You may think you’ve started to understand you’re Yorkshire mate’s accent and are now a fully-fledged Yorkshireman. We’ll drive ten miles down the road and you’ll have to start all over again. We all have our own dialect and our own turn of phrase.

16. Tucking into a pie and mushy peas with mint sauce

Yet another food combination that may have you questioning whether we are all there. Just trust us a get your chops around it as you won’t find any of these combinations outside of God’s Own Country.

17. Black pudding with breakfast

Black pudding is also an important part of a great breakfast in Yorkshire. It’s a breakfast tradition that stretches back hundreds of years. So me dad told me anyway. Yorkshire folk like to play it fast and loose with the truth a lot.

18. Owt can go in a sandwich

What’s in the cupboard? Nothing? Have a look again. Yorkshire folk can create a sandwich out of anything. Whether it’s a pie, sugar or crisp sandwich we’ve tried it.

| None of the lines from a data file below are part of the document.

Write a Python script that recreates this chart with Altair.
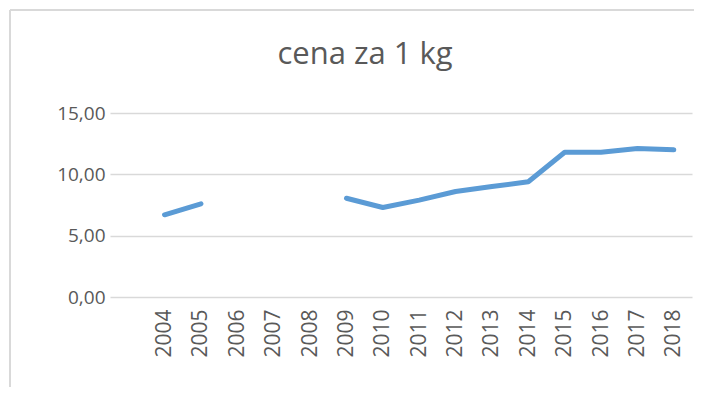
import altair as alt
import pandas as pd

years = ["", "2004", "2005", "2006", "2007", "2008", "2009", "2010", "2011",
         "2012", "2013", "2014", "2015", "2016", "2017", "2018"]
prices = [None, 6.7, 7.6, None, None, None, 8.05, 7.3, 7.9,
          8.6, 9.0, 9.4, 11.8, 11.8, 12.1, 12.0]
y_ticks = [0, 5, 10, 15]
title_text = "cena za 1 kg"

df = pd.DataFrame({"rok": years, "cena": prices})

FONT = "Open Sans"
GRAY = "#595959"

line = alt.Chart(df).mark_line(
    color="#5b9bd5", strokeWidth=5, strokeCap="round", strokeJoin="round",
    invalid="break-paths-filter-domains"
).encode(
    x=alt.X("rok:N", sort=years, scale=alt.Scale(domain=years),
            axis=alt.Axis(title=None, labelAngle=270, labelFontSize=21,
                          labelColor=GRAY, labelFont=FONT, ticks=False,
                          domain=False, labelPadding=12, grid=False)),
    y=alt.Y("cena:Q", scale=alt.Scale(domain=[0, 15], nice=False),
            axis=alt.Axis(title=None, values=y_ticks, labelFontSize=19,
                          labelColor=GRAY, labelFont=FONT, ticks=False,
                          domain=False, labelPadding=5, gridColor="#d9d9d9",
                          gridWidth=1.5,
                          labelExpr="replace(format(datum.value, '.2f'), '.', ',')")),
)

border_v = alt.Chart(df).mark_rule(color="#d9d9d9", strokeWidth=2).encode(
    x=alt.value(-100), y=alt.value(-103), y2=alt.value(300)
)
border_h = alt.Chart(df).mark_rule(color="#d9d9d9", strokeWidth=2).encode(
    x=alt.value(-100), x2=alt.value(700), y=alt.value(-103)
)

chart = alt.layer(border_v, border_h, line).properties(
    width=582, height=184,
    title=alt.Title(title_text, fontSize=31, font=FONT, fontWeight="normal",
                    color=GRAY, frame="group", baseline="alphabetic",
                    offset=-86, dx=-36, anchor="middle"),
    autosize=alt.AutoSizeParams(type="none"),
    padding={"left": 102, "top": 105, "right": 2, "bottom": 90},
).configure_view(stroke=None)

chart.save("out.html", embed_options={"renderer": "svg", "actions": False})
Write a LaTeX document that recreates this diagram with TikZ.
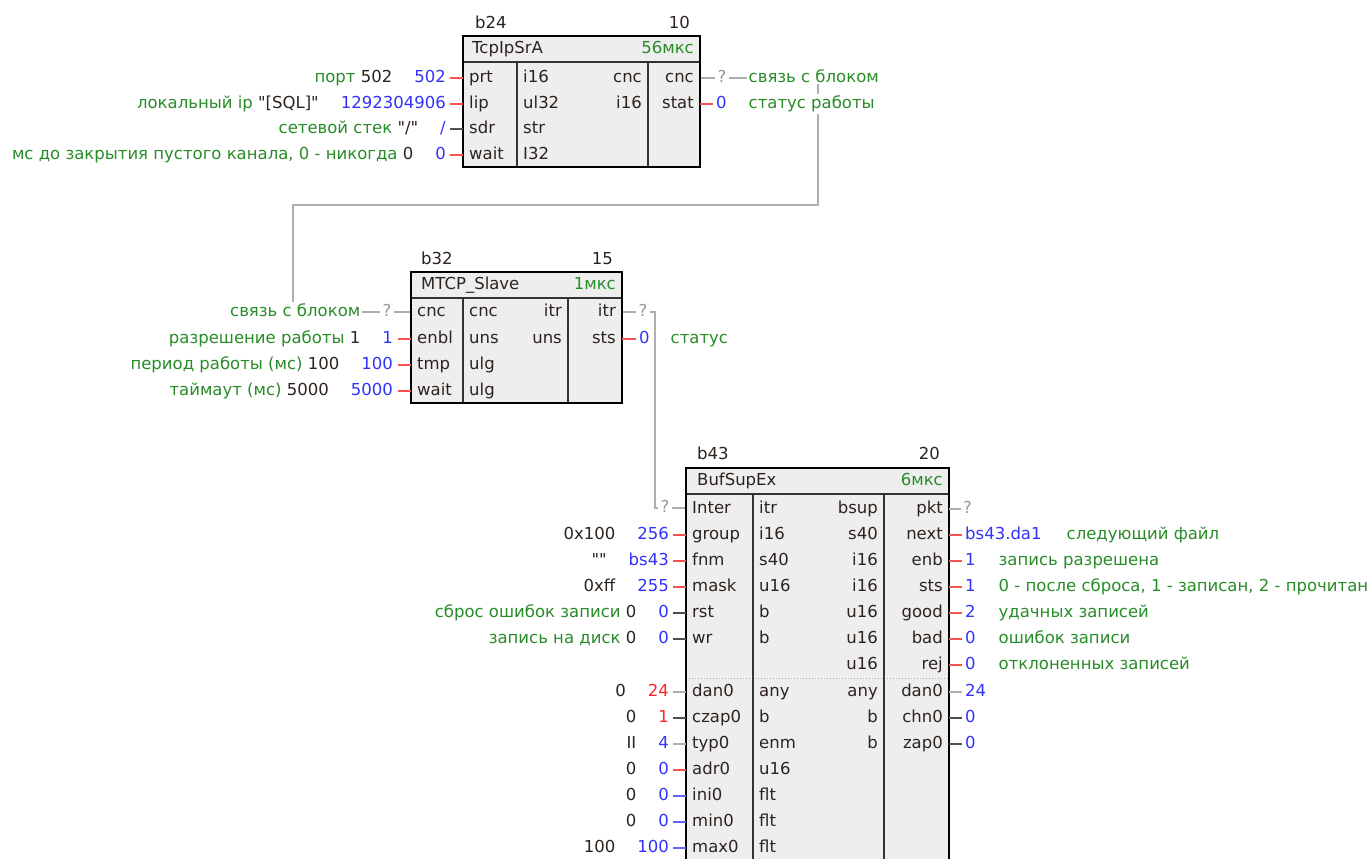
\documentclass[tikz,border=0pt]{standalone}
\usepackage{fontspec}
\setmainfont{DejaVu Sans}[Ligatures=TeXOff]
\definecolor{grn}{RGB}{40,140,40}
\definecolor{blu}{RGB}{50,50,250}
\definecolor{rdv}{RGB}{250,40,40}
\definecolor{drk}{RGB}{45,35,30}
\definecolor{qgr}{RGB}{150,150,150}
\definecolor{lred}{RGB}{250,80,80}
\definecolor{lblu}{RGB}{100,100,250}
\definecolor{lgry}{RGB}{175,175,175}
\definecolor{dgry}{RGB}{80,80,80}
\definecolor{boxfill}{RGB}{238,238,238}
\newcommand\fz{\fontsize{16.5}{18}\selectfont}
\begin{document}
\begin{tikzpicture}[x=1pt,y=-1pt,
  tx/.style={font=\fz, inner sep=0pt, text=drk, yshift=-4.6pt},
  txl/.style={tx, anchor=base west},
  txr/.style={tx, anchor=base east},
  qmark/.style={tx, text=qgr, fill=white, inner xsep=3pt, inner ysep=1pt, anchor=base},
  cmt/.style={tx, text=grn, fill=white, inner sep=1.5pt, anchor=base west},
  cmtr/.style={tx, fill=white, inner sep=1.5pt, anchor=base east},
  blk/.style={draw=black, line width=2.6pt, fill=boxfill},
  hdiv/.style={draw=black!80, line width=1.6pt},
  vdiv/.style={draw=black!80, line width=1.3pt},
  stub/.style={line width=1.4pt},
  wire/.style={draw=lgry, line width=1.4pt},
]
\useasboundingbox (0,0) rectangle (1371,859);
\fill[white] (0,0) rectangle (1371,859);
\clip (0,0) rectangle (1371,859);

% ---------- connectors ----------
\coordinate (b24cnc) at (700,78);
\coordinate (b32cnc) at (411,312);
\coordinate (b32itr) at (622,312);
\coordinate (b43inter) at (686,508);
\draw[wire] (b24cnc) -| (818,205) -| (293,312) -- (b32cnc);
\draw[wire] (b32itr) -| (655,508) -- (b43inter);

% ---------- block b24 ----------
\draw[blk] (463,36) rectangle (700,167);
\draw[hdiv] (463,62) -- (700,62);
\draw[vdiv] (517,62) -- (517,167);
\draw[vdiv] (648,62) -- (648,167);
\draw[line width=2.6pt] (463,36) rectangle (700,167);
\node[txl] (b24id) at (475,24) {b24};
\node[txr] (b24no) at (690,24) {10};
\node[txl] (b24ty) at (472,49) {TcpIpSrA};
\node[txr, text=grn] (b24tm) at (694,49) {56мкс};
\foreach \y/\a/\b in {78/prt/i16, 104/lip/ul32, 129/sdr/str, 155/wait/I32}{
  \node[txl] (b24a\y) at (469,\y) {\a};
  \node[txl] (b24b\y) at (523,\y) {\b};
}
\node[txr] (b24c78) at (642,78) {cnc};
\node[txr] (b24c104) at (642,104) {i16};
\node[txr] (b24d78) at (694,78) {cnc};
\node[txr] (b24d104) at (694,104) {stat};
% inputs
\foreach \y/\lc/\v/\c in {
  78/lred/502/{\color{grn}порт \color{drk}502},
  104/lred/1292304906/{\color{grn}локальный ip \color{drk}"[SQL]"},
  129/dgry/{/}/{\color{grn}сетевой стек \color{drk}"/"},
  155/lred/0/{\color{grn}мс до закрытия пустого канала, 0 - никогда \color{drk}0}}{
  \draw[stub, draw=\lc] (450,\y) -- (463,\y);
  \node[txr] (b24v\y) at (446,\y) {\c\hspace{22pt}\color{blu}\v};
}
% outputs
\draw[stub, draw=lred] (700,104) -- (713,104);
\node[qmark] (b24q) at (722,78) {?};
\node[txl, text=blu] (b24o104) at (716,104) {0};
\node[cmt] (b24k78) at (747,78) {связь с блоком};
\node[cmt] (b24k104) at (747,104) {статус работы};

% ---------- block b32 ----------
\draw[blk] (411,272) rectangle (622,403);
\draw[hdiv] (411,298) -- (622,298);
\draw[vdiv] (463,298) -- (463,403);
\draw[vdiv] (568,298) -- (568,403);
\draw[line width=2.6pt] (411,272) rectangle (622,403);
\node[txl] (b32id) at (421,260) {b32};
\node[txr] (b32no) at (613,260) {15};
\node[txl] (b32ty) at (421,285) {MTCP\_Slave};
\node[txr, text=grn] (b32tm) at (616,285) {1мкс};
\foreach \y/\a/\b in {312/cnc/cnc, 339/enbl/uns, 365/tmp/ulg, 391/wait/ulg}{
  \node[txl] (b32a\y) at (417,\y) {\a};
  \node[txl] (b32b\y) at (469,\y) {\b};
}
\node[txr] (b32c312) at (562,312) {itr};
\node[txr] (b32c339) at (562,339) {uns};
\node[txr] (b32d312) at (616,312) {itr};
\node[txr] (b32d339) at (616,339) {sts};
\node[qmark] (b32qi) at (387,312) {?};
\node[cmtr, text=grn] (b32k312) at (362,312) {связь с блоком};
\foreach \y/\v/\c in {
  339/1/{\color{grn}разрешение работы \color{drk}1},
  365/100/{\color{grn}период работы (мс) \color{drk}100},
  391/5000/{\color{grn}таймаут (мс) \color{drk}5000}}{
  \draw[stub, draw=lred] (398,\y) -- (411,\y);
  \node[txr] (b32v\y) at (393,\y) {\c\hspace{22pt}\color{blu}\v};
}
\draw[stub, draw=lred] (622,339) -- (636,339);
\node[qmark] (b32qo) at (643,312) {?};
\node[txl, text=blu] (b32o339) at (639,339) {0};
\node[cmt] (b32k339) at (669,339) {статус};

% ---------- block b43 ----------
\draw[blk] (686,468) rectangle (949,900);
\draw[hdiv] (686,494) -- (949,494);
\draw[lgry, line width=1pt, dotted] (686,678) -- (949,678);
\draw[vdiv] (753,494) -- (753,900);
\draw[vdiv] (884,494) -- (884,900);
\draw[line width=2.6pt] (686,468) rectangle (949,900);
\node[txl] (b43id) at (697,455) {b43};
\node[txr] (b43no) at (940,455) {20};
\node[txl] (b43ty) at (697,481) {BufSupEx};
\node[txr, text=grn] (b43tm) at (943,481) {6мкс};
\foreach \y/\a/\b in {509/Inter/itr, 535/group/i16, 561/fnm/s40, 587/mask/u16,
  613/rst/b, 639/wr/b, 692/dan0/any, 718/czap0/b, 744/typ0/enm, 770/adr0/u16,
  796/ini0/flt, 822/min0/flt, 848/max0/flt}{
  \node[txl] (b43a\y) at (692,\y) {\a};
  \node[txl] (b43b\y) at (759,\y) {\b};
}
\foreach \y/\c/\d in {509/bsup/pkt, 535/s40/next, 561/i16/enb, 587/i16/sts,
  613/u16/good, 639/u16/bad, 665/u16/rej, 692/any/dan0, 718/b/chn0, 744/b/zap0}{
  \node[txr] (b43c\y) at (878,\y) {\c};
  \node[txr] (b43d\y) at (943,\y) {\d};
}
% inputs
\node[qmark] (b43qi) at (665,508) {?};
\foreach \y/\lc/\vc/\v/\c in {
  535/lred/blu/256/{0x100},
  561/lred/blu/bs43/{""},
  587/lred/blu/255/{0xff},
  613/dgry/blu/0/{\color{grn}сброс ошибок записи \color{drk}0},
  639/dgry/blu/0/{\color{grn}запись на диск \color{drk}0},
  692/lgry/rdv/24/0,
  718/dgry/rdv/1/0,
  744/lgry/blu/4/II,
  770/lred/blu/0/0,
  796/lblu/blu/0/0,
  822/lblu/blu/0/0,
  848/lblu/blu/100/100}{
  \draw[stub, draw=\lc] (673,\y) -- (686,\y);
  \node[txr] (b43v\y) at (669,\y) {\c\hspace{22pt}\color{\vc}\v};
}
% outputs
\draw[stub, draw=lgry] (949,509) -- (961,509);
\node[txl, text=qgr] (b43qo) at (963,509) {?};
\foreach \y/\lc/\v in {535/lred/bs43.da1, 561/lred/1, 587/lred/1, 613/lred/2,
  639/lred/0, 665/lred/0, 692/lgry/24, 718/dgry/0, 744/dgry/0}{
  \draw[stub, draw=\lc] (949,\y) -- (962,\y);
  \node[txl, text=blu] (b43o\y) at (965,\y) {\v};
}
\node[cmt] (b43k535) at (1065,535) {следующий файл};
\node[cmt] (b43k561) at (997,561) {запись разрешена};
\node[cmt] (b43k587) at (997,587) {0 - после сброса, 1 - записан, 2 - прочитан};
\node[cmt] (b43k613) at (997,613) {удачных записей};
\node[cmt] (b43k639) at (997,639) {ошибок записи};
\node[cmt] (b43k665) at (997,665) {отклоненных записей};
\end{tikzpicture}
\end{document}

19. Being ‘Chuffed’ is an emotion to us (as is mardy)

Oh aye, you might not think it, but us Yorkshire folk can be happy. And, we like to describe it as being ‘chuffed to bits.’

20. We become incomprehensible to folk outside of Yorkshire when with a fellow Yorkshireman

To be honest, it can be just as bad for fellow Yorkshireman trying to understand a town’s accent just a few miles down the road.

21. You’re referred to as lass or lad by older folk, even in your 20s…

You elders will always see you as children, so get used to being called lass or lad in place of your given name.

22. You like what you say and say what you bloody well like

We aren’t afraid to voice our opinion, wether people want to hear it or not. When we have one, you’re going to hear it.

23. ‘Are You In Love’ means something totally different to Yorkshire folk

There is nothing sentimental about the phrase in Yorkshire, we just want to know if we can pop round for a brew.

24. People saying ‘Now Then’ and ‘Alreyt’ as greetings

Outsiders may be confused by these two phrases being thrown at them everywhere they go, whereas it makes perfect sense to us Yorkshire folk.